Fort de ce succès, le sondage s'exporte ensuite en France en 1938 sous l'impulsion du sociologue Jean Stoetzel qui crée l'Institut Français de l'Opinion Publique (IFOP) et connaît son premier succès la même année à l'occasion de la ratification des accords de Munich : l’IFOP interroge les français sur ce qu’ils pensent de l’annexion des Sudètes et des accords.
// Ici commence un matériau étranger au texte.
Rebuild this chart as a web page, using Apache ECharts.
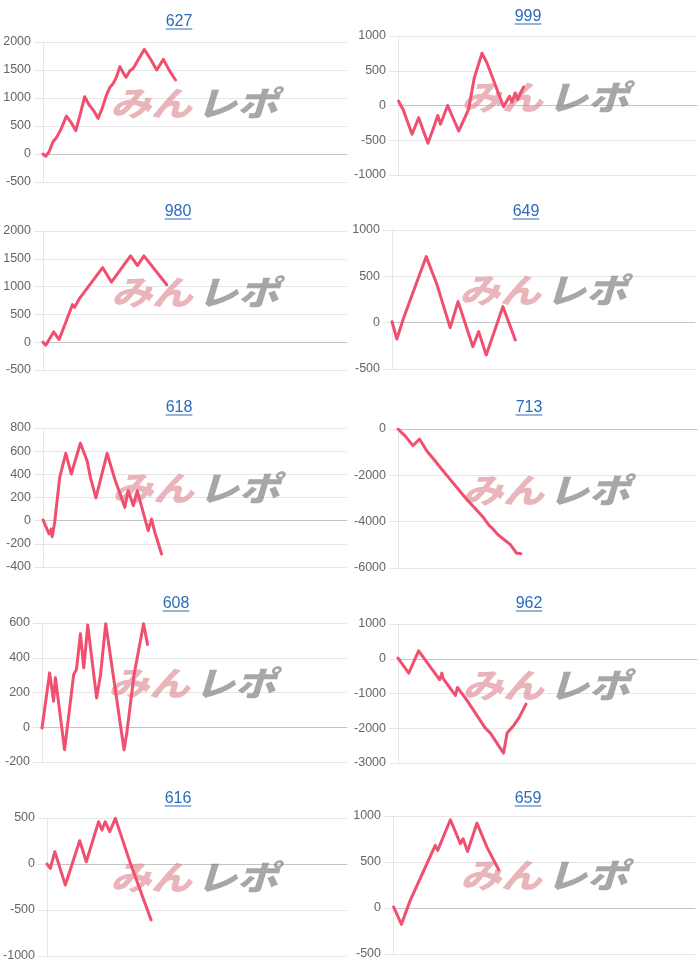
<!DOCTYPE html>
<html>
<head>
<meta charset="utf-8">
<script src="https://cdn.jsdelivr.net/npm/echarts@6/dist/echarts.min.js"></script>
<style>
  html, body { margin: 0; padding: 0; background: #fff; }
  #chart { width: 700px; height: 968px; }
</style>
</head>
<body>
<div id="chart"></div>
<script>
// ---- Data (x = position along the game axis, 0..100; y = balance) ----
const titles = ['627', '999', '980', '649', '618', '713', '608', '962', '616', '659'];
const yMins  = [-500, -1000, -500, -500, -400, -6000, -200, -3000, -1000, -500];
const yMaxs  = [2000, 1000, 2000, 1000, 800, 0, 600, 1000, 500, 1000];
const ySteps = [500, 500, 500, 500, 200, 2000, 200, 1000, 500, 500];

const s627 = [[0,0],[0.9,-40],[2,40],[3.3,220],[4.5,300],[5.5,400],[6.2,480],[7.7,678],[9.3,560],[10.8,417],[12.3,720],[13.7,1024],[15.2,875],[16.6,780],[18.1,637],[19.5,820],[20.9,1054],[22,1190],[23.1,1260],[24.2,1380],[25.3,1560],[26.3,1460],[27.3,1369],[28.6,1488],[29.7,1530],[31.5,1700],[33.3,1868],[35.3,1700],[37.4,1500],[39.6,1690],[41.8,1470],[43.6,1321]];
const s999 = [[0.2,62],[1.7,-57],[4.7,-414],[6.9,-176],[10,-543],[11.9,-319],[13.3,-143],[14.2,-271],[16.6,0],[20.3,-367],[23.6,-57],[25.5,395],[28.1,752],[29.8,609],[35.3,-19],[37.3,133],[38.1,48],[39.2,181],[40,86],[42,267]];
const s980 = [[0,0],[0.9,-54],[3.5,185],[5.3,48],[9.7,675],[10.4,627],[12.1,794],[19.6,1343],[22.5,1081],[28.8,1552],[31.1,1379],[33.2,1552],[40.7,1033]];
const s649 = [[0,11],[1.6,-176],[3.8,47],[11.3,713],[14.8,414],[19.2,-54],[21.8,227],[26.7,-259],[28.6,-97],[31.1,-349],[36.6,173],[40.7,-187]];
const s618 = [[0,6],[2,-115],[2.7,-72],[3,-138],[3.8,-23],[5.5,374],[7.5,581],[9.3,403],[12.3,668],[14.5,518],[15.6,374],[17.4,196],[21.1,581],[23.6,360],[26.9,115],[28,259],[29.7,130],[31,259],[34.6,-86],[35.7,14],[36.8,-101],[39,-288]];
const s713 = [[0,0],[2.5,-317],[5,-720],[7.2,-432],[9.7,-964],[11.9,-1295],[14.7,-1750],[17.5,-2187],[20.3,-2620],[23.1,-3051],[25.9,-3440],[28.7,-3842],[30.4,-4150],[32,-4346],[33.4,-4560],[34.8,-4706],[37.6,-4994],[39.6,-5353],[41.1,-5382]];
const s608 = [[0,-4],[2.5,313],[3.8,150],[4.4,285],[7.4,-129],[10.4,304],[11.3,333],[12.6,538],[13.7,342],[15,588],[17.9,169],[19.2,304],[20.9,596],[26.9,-129],[27.8,-33],[30.2,304],[33.3,596],[34.6,477]];
const s962 = [[0,19],[3.6,-412],[6.9,230],[13.9,-604],[14.7,-412],[15,-556],[19.2,-1055],[19.9,-825],[23.3,-1228],[29.2,-1995],[30.9,-2139],[35.3,-2714],[36.5,-2139],[38.7,-1918],[40.4,-1707],[42.8,-1304]];
const s616 = [[0,0],[1.1,-47],[2.6,134],[6.1,-228],[10.9,253],[13.1,25],[17.2,460],[18.3,369],[19.4,460],[20.9,351],[22.8,496],[27.8,7],[34.7,-608]];
const s659 = [[0.2,11],[2.8,-177],[5.7,83],[14,681],[14.8,626],[19,959],[22.3,699],[23.2,753],[24.7,615],[27.8,923],[31.1,662],[35,416]];
const seriesData = [s627, s999, s980, s649, s618, s713, s608, s962, s616, s659];

// ---- Layout ----
const grids = [
  {left: 43,  top: 42,  width: 304, height: 140},
  {left: 398, top: 36,  width: 299, height: 139},
  {left: 43,  top: 231, width: 304, height: 139},
  {left: 392, top: 230, width: 303, height: 139},
  {left: 43,  top: 428, width: 304, height: 139},
  {left: 398, top: 429, width: 299, height: 139},
  {left: 42,  top: 623, width: 305, height: 139},
  {left: 398, top: 624, width: 299, height: 139},
  {left: 47,  top: 818, width: 300, height: 138},
  {left: 393, top: 816, width: 302, height: 138}
];
const titlePos = [[179,22],[528,17],[178,212],[526,212],[179,408],[529,408],[176,604],[529,604],[178,799],[528,799]];
const markPos  = [[195,103],[546,97],[196,292],[544,290],[197,488],[547,490],[193,683],[547,685],[195,877],[545,875]];

const LINE = '#f04f6f';
const TITLE = '#2b6cb8';
const FONT = "Arial, 'Liberation Sans', Helvetica, sans-serif";

const option = {
  animation: false,
  backgroundColor: '#fff',
  grid: grids.map(g => Object.assign({containLabel: false}, g)),
  xAxis: grids.map((g, i) => ({
    type: 'value', gridIndex: i, min: 0, max: 100,
    axisLabel: {show: false}, axisTick: {show: false}, splitLine: {show: false},
    axisLine: {show: true, onZero: true, lineStyle: {color: '#c4c4c4', width: 1}}
  })),
  yAxis: grids.map((g, i) => ({
    type: 'value', gridIndex: i, min: yMins[i], max: yMaxs[i], interval: ySteps[i],
    axisLine: {show: true, lineStyle: {color: '#e6e6e6'}},
    axisTick: {show: true, length: 9, lineStyle: {color: '#e6e6e6'}},
    axisLabel: {color: '#666', fontSize: 12.5, fontFamily: FONT, margin: 12, formatter: v => String(v)},
    splitLine: {show: true, lineStyle: {color: '#e6e6e6', width: 1}}
  })),
  series: seriesData.map((d, i) => ({
    type: 'line', xAxisIndex: i, yAxisIndex: i, data: d,
    showSymbol: false, symbol: 'none', smooth: false, z: 5,
    lineStyle: {color: LINE, width: 3, join: 'round', cap: 'round'}
  })),
  graphic: []
};

titles.forEach((t, i) => {
  const [cx, cy] = titlePos[i];
  const w = t.length * 8.9;
  option.graphic.push({
    type: 'text', x: cx, y: cy, z: 10,
    style: {text: t, fill: TITLE, font: "16px " + FONT, textAlign: 'center', textVerticalAlign: 'middle'}
  });
  option.graphic.push({
    type: 'rect', z: 10, shape: {x: cx - w / 2, y: cy + 6.5, width: w, height: 1}, style: {fill: TITLE}
  });
  const [mx, my] = markPos[i];
  option.graphic.push({
    type: 'group', x: mx, y: my, z: 1, silent: true,
    children: [
      {type: 'text', x: -44, y: 0, scaleX: 1.2, z: 1,
       style: {text: 'みん', fill: 'rgba(222,140,150,0.65)', font: "italic 900 34px 'Noto Sans CJK JP'", textAlign: 'center', textVerticalAlign: 'middle'}},
      {type: 'text', x: 42, y: 0, scaleX: 1.2, z: 1,
       style: {text: 'レポ', fill: 'rgba(130,130,130,0.7)', font: "italic 900 34px 'Noto Sans CJK JP'", textAlign: 'center', textVerticalAlign: 'middle'}}
    ]
  });
});

const chart = echarts.init(document.getElementById('chart'), null, {renderer: 'canvas'});
chart.setOption(option);
</script>
</body>
</html>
Sa crédibilité monte ensuite en puissance à partir des années 1960, Charles de Gaulle considéré comme large favori pour remporter dès le premier tour l'élection présidentielle de 1965 est pourtant mis en ballottage par les sondages : c’est ce qui se passera et de Gaulle sera contraint de défendre sa candidature au second tour. Par la suite, plusieurs instituts de sondage sont créés tels que la SOFRES en 1963, BVA en 1970 ou encore IPSOS en 1975 participant ainsi à l'institutionnalisation des sondages. En mettant à disposition rapidement des résultats tangibles (concrets), en produisant des informations diffusables dans les médias, et en mesurant les opinions des électeurs pour le personnel politique, le sondage devient alors un instrument incontournable de la démocratie représentative.